In 1881 a road was constructed from Churchill west to Glen Murray, and in 1882 a road south from Glen Murray towards Naike was surveyed. In 1893 a post office opened, with a telephone from 1905.

Whangape Lake and neighbouring streams were used for transport, a Whangape Launch Company being set up in 1906 to convey goods from Rangiriri. Earlier, in 1894, Parliament had been asked to "have obstructions in the shape of eel weirs removed from the navigable creeks flowing from Whangape Lake into the Waikato River, to enable steamers now running on the Waikato River to carry goods for settlers in that district." In 1889 the weir had been partly removed to allow a boat to get through.

Bothwell Sawmill was selling totara, rimu, kahikatea and mataī in 1912.

=== School ===
In 1893 a temporary school opened.
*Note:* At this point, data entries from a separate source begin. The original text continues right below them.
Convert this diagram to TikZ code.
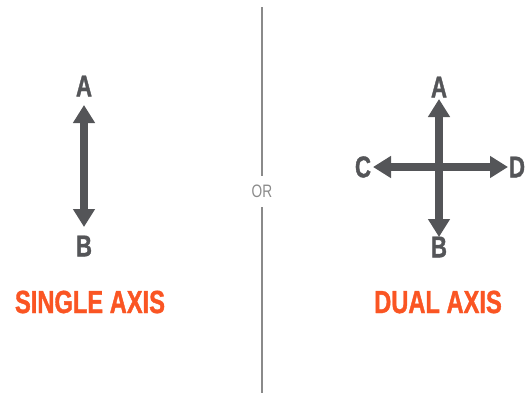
\documentclass[tikz,border=0pt]{standalone}
\usepackage{fontspec}
\setmainfont{Liberation Sans}
\newfontfamily\condfam[FakeStretch=0.76]{Liberation Sans}
\newfontfamily\condheavy[FakeStretch=0.74,FakeBold=1.2]{Liberation Sans Bold}
\usetikzlibrary{arrows.meta}
\definecolor{arrgray}{HTML}{545558}
\definecolor{axisorange}{HTML}{FA5523}
\definecolor{linegray}{HTML}{8A8A8A}
\tikzset{
  axisarrow/.style={draw=arrgray, line width=8pt, {Triangle[width=21pt,length=18pt]}-{Triangle[width=21pt,length=18pt]}},
  letter/.style={text=arrgray, font=\condheavy\fontsize{30}{30}\selectfont, inner sep=0pt},
  title/.style={text=axisorange, font=\condheavy\fontsize{32}{32}\selectfont, inner sep=0pt},
  divider/.style={draw=linegray, line width=1.2pt},
  ortext/.style={text=linegray, font=\condfam\fontsize{18}{18}\selectfont, inner sep=0pt}
}
\begin{document}
\begin{tikzpicture}[x=1pt,y=-1pt]
\useasboundingbox (0,0) rectangle (526,394);
% left single axis
\node[letter] (A1) at (84,86) {A};
\node[letter] (B1) at (84,246) {B};
\coordinate (a1) at (84,105);
\coordinate (b1) at (84,227);
\draw[axisarrow] (a1) -- (b1);
\node[title] (t1) at (90,302) {SINGLE AXIS};
% divider
\node[ortext] (or) at (262,191) {OR};
\coordinate (d1) at (262,7);
\coordinate (d2) at (262,393);
\draw[divider] (d1) -- (or.north |- 0,176);
\draw[divider] (or.south |- 0,207) -- (d2);
% right dual axis
\node[letter] (A2) at (439,87) {A};
\node[letter] (B2) at (439,247) {B};
\node[letter] (C2) at (363,167) {C};
\node[letter] (D2) at (517,167) {D};
\coordinate (a2) at (439,99);
\coordinate (b2) at (439,237);
\coordinate (c2) at (373,167);
\coordinate (d2r) at (508,167);
\draw[axisarrow] (a2) -- (b2);
\draw[axisarrow] (c2) -- (d2r);
\node[title] (t2) at (438,302) {DUAL AXIS};
\end{tikzpicture}
\end{document}
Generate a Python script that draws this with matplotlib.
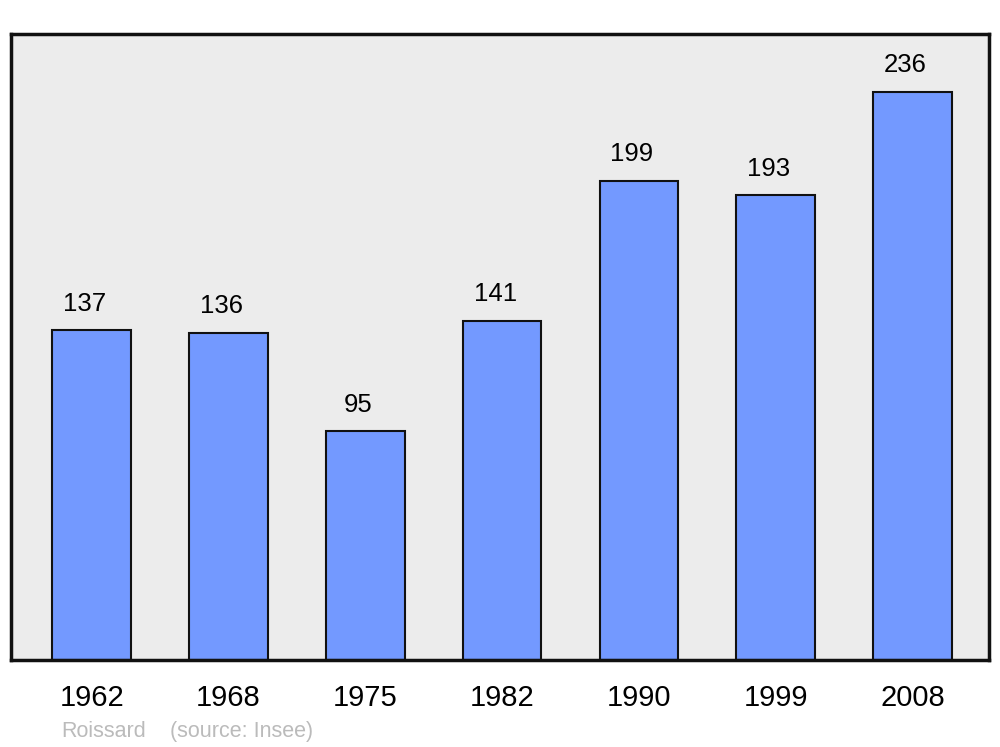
import matplotlib.pyplot as plt

# -----------------------------
# Data
# -----------------------------
years = ["1962", "1968", "1975", "1982", "1990", "1999", "2008"]
population = [137, 136, 95, 141, 199, 193, 236]

plt.rcParams["font.family"] = ["Liberation Sans", "DejaVu Sans"]

# -----------------------------
# Bar Chart
# -----------------------------
fig = plt.figure(figsize=(10, 7.47), dpi=100)
ax = fig.add_axes([0.011, 1 - 660 / 747, 0.978, 626 / 747])
ax.set_facecolor("#ececec")

x = range(len(years))
ax.bar(x, population, width=0.575, color="#7399ff",
       edgecolor="#111111", linewidth=1.5, zorder=2)

for i, v in zip(x, population):
    ax.annotate(str(v), (i, v), xytext=(-5, 10.5), textcoords="offset points",
                ha="center", va="bottom", fontsize=18.5)

ax.set_xlim(-0.59, 6.56)
ax.set_ylim(0, 260)
ax.set_xticks(list(x))
ax.set_xticklabels(years, fontsize=21)
ax.tick_params(axis="x", length=0, pad=17)
ax.set_yticks([])

for s in ax.spines.values():
    s.set_linewidth(2.5)
    s.set_color("#111111")

fig.text(0.061, 0.013, "Roissard", color="#bbbbbb", fontsize=15.5)
fig.text(0.170, 0.013, "(source: Insee)", color="#bbbbbb", fontsize=15.5)

plt.savefig("out.png", dpi=100)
By April 1896 a schoolhouse was nearing completion. It closed in February 2002.

==Demographics==
Glen Murray covers 110.03 km2. It is part of the larger Onewhero statistical area.

Glen Murray had a population of 240 in the 2023 New Zealand census, an increase of 12 people (5.3%) since the 2018 census, and an increase of 39 people (19.4%) since the 2013 census. There were 135 males and 108 females in 84 dwellings. 1.2% of people identified as LGBTIQ+. There were 60 people (25.0%) aged under 15 years, 36 (15.0%) aged 15 to 29, 105 (43.8%) aged 30 to 64, and 33 (13.8%) aged 65 or older.

People could identify as more than one ethnicity. The results were 93.8% European (Pākehā), 18.8% Māori, 6.2% Pasifika, 1.2% Asian, and 10.0% other, which includes people giving their ethnicity as "New Zealander". English was spoken by 100.0%, Māori language by 2.5%, and other languages by 7.5%. No language could be spoken by 1.2% (e.g. too young to talk). The percentage of people born overseas was 12.5, compared with 28.8% nationally.

Religious affiliations were 23.8% Christian, 1.2% Māori religious beliefs, 1.2% Buddhist, and 1.2% other religions. People who answered that they had no religion were 62.5%, and 11.2% of people did not answer the census question.

Of those at least 15 years old, 24 (13.3%) people had a bachelor's or higher degree, 105 (58.3%) had a post-high school certificate or diploma, and 42 (23.3%) people exclusively held high school qualifications. 12 people (6.7%) earned over $100,000 compared to 12.1% nationally. The employment status of those at least 15 was that 105 (58.3%) people were employed full-time, 24 (13.3%) were part-time, and 3 (1.7%) were unemployed.